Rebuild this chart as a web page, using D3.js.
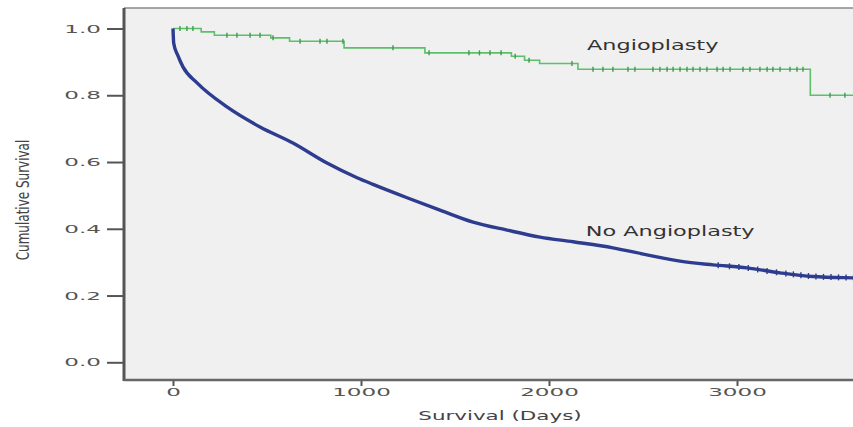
<!DOCTYPE html>
<html>
<head>
<meta charset="utf-8">
<script src="https://cdn.jsdelivr.net/npm/d3@7/dist/d3.min.js"></script>
<style>
  html, body { margin: 0; padding: 0; background: #fff; }
  svg { display: block; }
  text { font-family: "DejaVu Sans", sans-serif; }
</style>
</head>
<body>
<svg id="chart" width="853" height="427"></svg>
<script>
// Kaplan-Meier survival estimates (days, cumulative survival)
const angioplastyDays   = [0, 150, 220, 520, 620, 910, 1340, 1800, 1870, 1950, 2154, 3390, 3700];
const angioplastySurv   = [1.0, 0.99, 0.98, 0.972, 0.962, 0.942, 0.927, 0.917, 0.905, 0.895, 0.878, 0.80, 0.80];
const angioplastyCensor = [37, 74, 106, 287, 340, 410, 463, 532, 676, 782, 819, 904, 1170, 1362, 1574, 1630,
  1686, 1745, 1820, 1894, 2122, 2234, 2287, 2340, 2420, 2457, 2553, 2590, 2628, 2660, 2697, 2734, 2766,
  2803, 2840, 2894, 2926, 2963, 3032, 3069, 3122, 3160, 3191, 3229, 3282, 3319, 3351, 3495, 3574];

const noAngioDays = [0, 4, 25, 53, 128, 287, 463, 638, 819, 979, 1064, 1245, 1420, 1596, 1777, 1952,
  2128, 2340, 2521, 2697, 2872, 3053, 3229, 3404, 3617, 3700];
const noAngioSurv = [1.0, 0.955, 0.92, 0.885, 0.837, 0.765, 0.705, 0.657, 0.597, 0.553, 0.533, 0.493,
  0.456, 0.42, 0.396, 0.375, 0.361, 0.343, 0.322, 0.303, 0.292, 0.283, 0.268, 0.257, 0.253, 0.252];
const noAngioCensor = [4, 12, 2900, 2960, 3010, 3060, 3110, 3160, 3210, 3260, 3300, 3340, 3380, 3420,
  3460, 3500, 3540, 3580, 3620];

const yTicks = [0, 0.2, 0.4, 0.6, 0.8, 1.0];
const xTicks = [0, 1000, 2000, 3000];
const seriesLabels = ["Angioplasty", "No Angioplasty"];
const labelPos = [[2202, 0.936], [2195, 0.378]];

const svg = d3.select("#chart");
const plot = { left: 124, top: 8, right: 900, bottom: 380 };

const x = d3.scaleLinear().domain([0, 4000]).range([173, 925]);
const y = d3.scaleLinear().domain([0, 1]).range([362.3, 28.5]);

// plot background
svg.append("rect")
  .attr("x", plot.left).attr("y", plot.top)
  .attr("width", plot.right - plot.left).attr("height", plot.bottom - plot.top)
  .attr("fill", "#f0f0f0");

// top frame line
svg.append("line")
  .attr("x1", plot.left).attr("x2", plot.right)
  .attr("y1", plot.top).attr("y2", plot.top)
  .attr("stroke", "#8a8a8a").attr("stroke-width", 1.5);

const tickStretch = 2.1;

// y axis
const yAxis = svg.append("g")
  .attr("transform", `translate(${plot.left},0)`)
  .call(d3.axisLeft(y).tickValues(yTicks).tickFormat(d3.format(".1f")).tickSize(17).tickSizeOuter(0).tickPadding(6));
yAxis.select(".domain").remove();
yAxis.selectAll(".tick line").attr("stroke", "#555").attr("stroke-width", 2);
yAxis.selectAll(".tick text")
  .attr("x", 0)
  .attr("transform", `translate(-23,0) scale(${tickStretch},1)`)
  .attr("fill", "#555").style("font-size", "11px").style("font-family", "DejaVu Sans, sans-serif");

// x axis
const xAxis = svg.append("g")
  .attr("transform", `translate(0,${plot.bottom})`)
  .call(d3.axisBottom(x).tickValues(xTicks).tickFormat(d3.format("d")).tickSize(6).tickSizeOuter(0).tickPadding(2));
xAxis.select(".domain").remove();
xAxis.selectAll(".tick line").attr("stroke", "#555").attr("stroke-width", 2);
// labels are centred on x=0 of each tick, so a horizontal stretch keeps them centred
xAxis.selectAll(".tick text")
  .attr("transform", `scale(${tickStretch},1)`)
  .attr("fill", "#555").style("font-size", "11px").style("font-family", "DejaVu Sans, sans-serif");

// axis lines (left and bottom)
svg.append("line")
  .attr("x1", plot.left).attr("x2", plot.left)
  .attr("y1", plot.top).attr("y2", plot.bottom + 1)
  .attr("stroke", "#555").attr("stroke-width", 3);
svg.append("line")
  .attr("x1", plot.left).attr("x2", plot.right)
  .attr("y1", plot.bottom).attr("y2", plot.bottom)
  .attr("stroke", "#666").attr("stroke-width", 2.5);

// survival curves, clipped to the plot area
svg.append("clipPath").attr("id", "plotClip")
  .append("rect").attr("x", plot.left + 1).attr("y", plot.top)
  .attr("width", plot.right - plot.left).attr("height", plot.bottom - plot.top);

const g = svg.append("g").attr("clip-path", "url(#plotClip)");

const noAngio = noAngioDays.map((d, i) => [d, noAngioSurv[i]]);
const angio = angioplastyDays.map((d, i) => [d, angioplastySurv[i]]);

const blueLine = d3.line().x(d => x(d[0])).y(d => y(d[1])).curve(d3.curveMonotoneX);
const greenLine = d3.line().x(d => x(d[0])).y(d => y(d[1])).curve(d3.curveStepAfter);

// curve value at time t, used to sit censor marks on their curve
function stepValue(days, surv, t) {
  let v = surv[0];
  for (let i = 0; i < days.length; i++) { if (days[i] <= t) v = surv[i]; }
  return v;
}
function smoothValue(days, surv, t) {
  for (let i = 1; i < days.length; i++) {
    if (t <= days[i]) {
      const f = (t - days[i - 1]) / (days[i] - days[i - 1]);
      return surv[i - 1] + f * (surv[i] - surv[i - 1]);
    }
  }
  return surv[surv.length - 1];
}

g.append("path").datum(angio)
  .attr("d", greenLine)
  .attr("fill", "none").attr("stroke", "#5cbf6a").attr("stroke-width", 1.6);

g.selectAll(".censorA").data(angioplastyCensor).enter().append("line")
  .attr("x1", d => x(d)).attr("x2", d => x(d))
  .attr("y1", d => y(stepValue(angioplastyDays, angioplastySurv, d)) - 2.5)
  .attr("y2", d => y(stepValue(angioplastyDays, angioplastySurv, d)) + 2.5)
  .attr("stroke", "#3f9a4c").attr("stroke-width", 1.4);

g.append("path").datum(noAngio)
  .attr("d", blueLine)
  .attr("fill", "none").attr("stroke", "#2d3c8e").attr("stroke-width", 3.4)
  .attr("stroke-linejoin", "round");

g.selectAll(".censorB").data(noAngioCensor).enter().append("line")
  .attr("x1", d => x(d)).attr("x2", d => x(d))
  .attr("y1", d => y(smoothValue(noAngioDays, noAngioSurv, d)) - 3)
  .attr("y2", d => y(smoothValue(noAngioDays, noAngioSurv, d)) + 3)
  .attr("stroke", "#2d3c8e").attr("stroke-width", 1.4);

// curve labels
const labelStretch = 1.6;
seriesLabels.forEach((s, i) => {
  svg.append("text")
    .attr("transform", `translate(${x(labelPos[i][0])},${y(labelPos[i][1])}) scale(${labelStretch},1)`)
    .attr("fill", "#333").style("font-size", "14px")
    .text(s);
});

// axis titles
svg.append("text")
  .attr("transform", `translate(500,420) scale(1.65,1)`)
  .attr("text-anchor", "middle").attr("fill", "#444").style("font-size", "13px")
  .text("Survival (Days)");

svg.append("text")
  .attr("transform", `translate(29,200) rotate(-90) scale(1,1.5)`)
  .attr("text-anchor", "middle").attr("fill", "#444").style("font-size", "12px")
  .text("Cumulative Survival");
</script>
</body>
</html>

----------------

**DO THIS:** Print out the material word for word, omitting the pictures.

**OUTPUT:**
Rebuild this chart as a web page, using D3.js.
<!DOCTYPE html>
<html>
<head>
<meta charset="utf-8">
<script src="https://cdn.jsdelivr.net/npm/d3@7/dist/d3.min.js"></script>
<style>
  html, body { margin: 0; padding: 0; background: #fff; }
  svg { display: block; }
  text { font-family: "DejaVu Sans", sans-serif; }
</style>
</head>
<body>
<svg id="chart" width="853" height="427"></svg>
<script>
// Kaplan-Meier survival estimates (days, cumulative survival)
const angioplastyDays   = [0, 150, 220, 520, 620, 910, 1340, 1800, 1870, 1950, 2154, 3390, 3700];
const angioplastySurv   = [1.0, 0.99, 0.98, 0.972, 0.962, 0.942, 0.927, 0.917, 0.905, 0.895, 0.878, 0.80, 0.80];
const angioplastyCensor = [37, 74, 106, 287, 340, 410, 463, 532, 676, 782, 819, 904, 1170, 1362, 1574, 1630,
  1686, 1745, 1820, 1894, 2122, 2234, 2287, 2340, 2420, 2457, 2553, 2590, 2628, 2660, 2697, 2734, 2766,
  2803, 2840, 2894, 2926, 2963, 3032, 3069, 3122, 3160, 3191, 3229, 3282, 3319, 3351, 3495, 3574];

const noAngioDays = [0, 4, 25, 53, 128, 287, 463, 638, 819, 979, 1064, 1245, 1420, 1596, 1777, 1952,
  2128, 2340, 2521, 2697, 2872, 3053, 3229, 3404, 3617, 3700];
const noAngioSurv = [1.0, 0.955, 0.92, 0.885, 0.837, 0.765, 0.705, 0.657, 0.597, 0.553, 0.533, 0.493,
  0.456, 0.42, 0.396, 0.375, 0.361, 0.343, 0.322, 0.303, 0.292, 0.283, 0.268, 0.257, 0.253, 0.252];
const noAngioCensor = [4, 12, 2900, 2960, 3010, 3060, 3110, 3160, 3210, 3260, 3300, 3340, 3380, 3420,
  3460, 3500, 3540, 3580, 3620];

const yTicks = [0, 0.2, 0.4, 0.6, 0.8, 1.0];
const xTicks = [0, 1000, 2000, 3000];
const seriesLabels = ["Angioplasty", "No Angioplasty"];
const labelPos = [[2202, 0.936], [2195, 0.378]];

const svg = d3.select("#chart");
const plot = { left: 124, top: 8, right: 900, bottom: 380 };

const x = d3.scaleLinear().domain([0, 4000]).range([173, 925]);
const y = d3.scaleLinear().domain([0, 1]).range([362.3, 28.5]);

// plot background
svg.append("rect")
  .attr("x", plot.left).attr("y", plot.top)
  .attr("width", plot.right - plot.left).attr("height", plot.bottom - plot.top)
  .attr("fill", "#f0f0f0");

// top frame line
svg.append("line")
  .attr("x1", plot.left).attr("x2", plot.right)
  .attr("y1", plot.top).attr("y2", plot.top)
  .attr("stroke", "#8a8a8a").attr("stroke-width", 1.5);

const tickStretch = 2.1;

// y axis
const yAxis = svg.append("g")
  .attr("transform", `translate(${plot.left},0)`)
  .call(d3.axisLeft(y).tickValues(yTicks).tickFormat(d3.format(".1f")).tickSize(17).tickSizeOuter(0).tickPadding(6));
yAxis.select(".domain").remove();
yAxis.selectAll(".tick line").attr("stroke", "#555").attr("stroke-width", 2);
yAxis.selectAll(".tick text")
  .attr("x", 0)
  .attr("transform", `translate(-23,0) scale(${tickStretch},1)`)
  .attr("fill", "#555").style("font-size", "11px").style("font-family", "DejaVu Sans, sans-serif");

// x axis
const xAxis = svg.append("g")
  .attr("transform", `translate(0,${plot.bottom})`)
  .call(d3.axisBottom(x).tickValues(xTicks).tickFormat(d3.format("d")).tickSize(6).tickSizeOuter(0).tickPadding(2));
xAxis.select(".domain").remove();
xAxis.selectAll(".tick line").attr("stroke", "#555").attr("stroke-width", 2);
// labels are centred on x=0 of each tick, so a horizontal stretch keeps them centred
xAxis.selectAll(".tick text")
  .attr("transform", `scale(${tickStretch},1)`)
  .attr("fill", "#555").style("font-size", "11px").style("font-family", "DejaVu Sans, sans-serif");

// axis lines (left and bottom)
svg.append("line")
  .attr("x1", plot.left).attr("x2", plot.left)
  .attr("y1", plot.top).attr("y2", plot.bottom + 1)
  .attr("stroke", "#555").attr("stroke-width", 3);
svg.append("line")
  .attr("x1", plot.left).attr("x2", plot.right)
  .attr("y1", plot.bottom).attr("y2", plot.bottom)
  .attr("stroke", "#666").attr("stroke-width", 2.5);

// survival curves, clipped to the plot area
svg.append("clipPath").attr("id", "plotClip")
  .append("rect").attr("x", plot.left + 1).attr("y", plot.top)
  .attr("width", plot.right - plot.left).attr("height", plot.bottom - plot.top);

const g = svg.append("g").attr("clip-path", "url(#plotClip)");

const noAngio = noAngioDays.map((d, i) => [d, noAngioSurv[i]]);
const angio = angioplastyDays.map((d, i) => [d, angioplastySurv[i]]);

const blueLine = d3.line().x(d => x(d[0])).y(d => y(d[1])).curve(d3.curveMonotoneX);
const greenLine = d3.line().x(d => x(d[0])).y(d => y(d[1])).curve(d3.curveStepAfter);

// curve value at time t, used to sit censor marks on their curve
function stepValue(days, surv, t) {
  let v = surv[0];
  for (let i = 0; i < days.length; i++) { if (days[i] <= t) v = surv[i]; }
  return v;
}
function smoothValue(days, surv, t) {
  for (let i = 1; i < days.length; i++) {
    if (t <= days[i]) {
      const f = (t - days[i - 1]) / (days[i] - days[i - 1]);
      return surv[i - 1] + f * (surv[i] - surv[i - 1]);
    }
  }
  return surv[surv.length - 1];
}

g.append("path").datum(angio)
  .attr("d", greenLine)
  .attr("fill", "none").attr("stroke", "#5cbf6a").attr("stroke-width", 1.6);

g.selectAll(".censorA").data(angioplastyCensor).enter().append("line")
  .attr("x1", d => x(d)).attr("x2", d => x(d))
  .attr("y1", d => y(stepValue(angioplastyDays, angioplastySurv, d)) - 2.5)
  .attr("y2", d => y(stepValue(angioplastyDays, angioplastySurv, d)) + 2.5)
  .attr("stroke", "#3f9a4c").attr("stroke-width", 1.4);

g.append("path").datum(noAngio)
  .attr("d", blueLine)
  .attr("fill", "none").attr("stroke", "#2d3c8e").attr("stroke-width", 3.4)
  .attr("stroke-linejoin", "round");

g.selectAll(".censorB").data(noAngioCensor).enter().append("line")
  .attr("x1", d => x(d)).attr("x2", d => x(d))
  .attr("y1", d => y(smoothValue(noAngioDays, noAngioSurv, d)) - 3)
  .attr("y2", d => y(smoothValue(noAngioDays, noAngioSurv, d)) + 3)
  .attr("stroke", "#2d3c8e").attr("stroke-width", 1.4);

// curve labels
const labelStretch = 1.6;
seriesLabels.forEach((s, i) => {
  svg.append("text")
    .attr("transform", `translate(${x(labelPos[i][0])},${y(labelPos[i][1])}) scale(${labelStretch},1)`)
    .attr("fill", "#333").style("font-size", "14px")
    .text(s);
});

// axis titles
svg.append("text")
  .attr("transform", `translate(500,420) scale(1.65,1)`)
  .attr("text-anchor", "middle").attr("fill", "#444").style("font-size", "13px")
  .text("Survival (Days)");

svg.append("text")
  .attr("transform", `translate(29,200) rotate(-90) scale(1,1.5)`)
  .attr("text-anchor", "middle").attr("fill", "#444").style("font-size", "12px")
  .text("Cumulative Survival");
</script>
</body>
</html>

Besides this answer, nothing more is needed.